I'm planning a story called EVERYTHING AROUND US and some characters will be battling with something they need to overcome within themselves. I'll write them broken but then I'll write them becoming stronger. I write my characters in similar situations I've been in, in the barest sense, and then see how they overcome them to draw on that.

I don't entirely create a character off someone because once you start dropping those sorts of hints, everyone is all, "So if I'm this character, then who is this person in real life?" and that gets super annoying. But if their story fits (what I've already created) with something I know I can see and experience, I'll take a little piece of that and drop it into them.

Each of my characters represents something for me to follow and explore. Aritha shows determination that I can write when I feel like I'm losing my own. Reya is the personification of searching for something bigger and following dreams. In HARROW CITY, Nova shows being trapped in her own world and wanting to break free but being unable to, watching everyone else go about their lives when she can't. She can only remember the Before in her story. Tollen represents wanting to be someone else when he's been forced into a mould of what other people wanted him to be. He finds the strength inside of himself to break free from that.

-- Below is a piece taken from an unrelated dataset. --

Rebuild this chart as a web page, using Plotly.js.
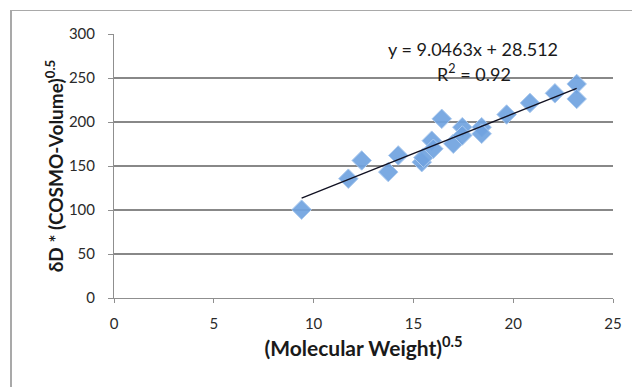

I won't go on with a character until I can know their initial thoughts and situation. Sometimes, I see that it's something from their past and I write that down until I can pave the way forward. Other times, I see them building up from what tried to knock them down and work backwards, finding what that thing was.

Basically, I use my characters when I've fixed them in their place in a story to explore their lives and to find inspiration to go on myself.